▸ **Data section**
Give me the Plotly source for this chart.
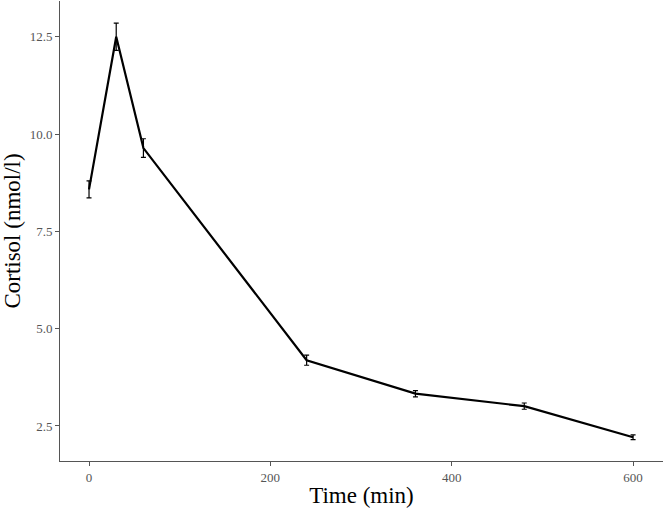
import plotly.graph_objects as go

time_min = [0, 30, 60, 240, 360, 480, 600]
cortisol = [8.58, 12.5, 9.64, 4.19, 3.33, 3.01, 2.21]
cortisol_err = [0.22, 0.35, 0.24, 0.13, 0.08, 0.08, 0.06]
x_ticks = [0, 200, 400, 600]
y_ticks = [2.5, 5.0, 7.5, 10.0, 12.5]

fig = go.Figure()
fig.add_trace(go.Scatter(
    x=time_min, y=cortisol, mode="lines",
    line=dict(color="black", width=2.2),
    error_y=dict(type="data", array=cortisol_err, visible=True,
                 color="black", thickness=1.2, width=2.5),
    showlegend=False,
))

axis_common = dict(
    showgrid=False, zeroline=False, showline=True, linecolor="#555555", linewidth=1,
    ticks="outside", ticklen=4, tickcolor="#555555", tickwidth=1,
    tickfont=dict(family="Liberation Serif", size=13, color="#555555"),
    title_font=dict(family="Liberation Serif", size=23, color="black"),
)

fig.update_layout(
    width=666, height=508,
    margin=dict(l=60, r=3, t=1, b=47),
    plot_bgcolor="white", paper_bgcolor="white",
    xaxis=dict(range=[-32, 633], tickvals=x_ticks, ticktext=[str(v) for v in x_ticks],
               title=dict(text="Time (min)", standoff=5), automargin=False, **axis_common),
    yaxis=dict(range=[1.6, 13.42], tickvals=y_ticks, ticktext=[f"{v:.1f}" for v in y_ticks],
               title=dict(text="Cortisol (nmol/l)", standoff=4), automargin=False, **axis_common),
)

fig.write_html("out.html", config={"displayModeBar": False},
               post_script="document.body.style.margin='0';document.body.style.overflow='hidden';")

▸ **Exercise**
Repeat the data above exactly, but not the pictures.

▸ **Solution below**
Give me the Plotly source for this chart.
import plotly.graph_objects as go

time_min = [0, 30, 60, 240, 360, 480, 600]
cortisol = [8.58, 12.5, 9.64, 4.19, 3.33, 3.01, 2.21]
cortisol_err = [0.22, 0.35, 0.24, 0.13, 0.08, 0.08, 0.06]
x_ticks = [0, 200, 400, 600]
y_ticks = [2.5, 5.0, 7.5, 10.0, 12.5]

fig = go.Figure()
fig.add_trace(go.Scatter(
    x=time_min, y=cortisol, mode="lines",
    line=dict(color="black", width=2.2),
    error_y=dict(type="data", array=cortisol_err, visible=True,
                 color="black", thickness=1.2, width=2.5),
    showlegend=False,
))

axis_common = dict(
    showgrid=False, zeroline=False, showline=True, linecolor="#555555", linewidth=1,
    ticks="outside", ticklen=4, tickcolor="#555555", tickwidth=1,
    tickfont=dict(family="Liberation Serif", size=13, color="#555555"),
    title_font=dict(family="Liberation Serif", size=23, color="black"),
)

fig.update_layout(
    width=666, height=508,
    margin=dict(l=60, r=3, t=1, b=47),
    plot_bgcolor="white", paper_bgcolor="white",
    xaxis=dict(range=[-32, 633], tickvals=x_ticks, ticktext=[str(v) for v in x_ticks],
               title=dict(text="Time (min)", standoff=5), automargin=False, **axis_common),
    yaxis=dict(range=[1.6, 13.42], tickvals=y_ticks, ticktext=[f"{v:.1f}" for v in y_ticks],
               title=dict(text="Cortisol (nmol/l)", standoff=4), automargin=False, **axis_common),
)

fig.write_html("out.html", config={"displayModeBar": False},
               post_script="document.body.style.margin='0';document.body.style.overflow='hidden';")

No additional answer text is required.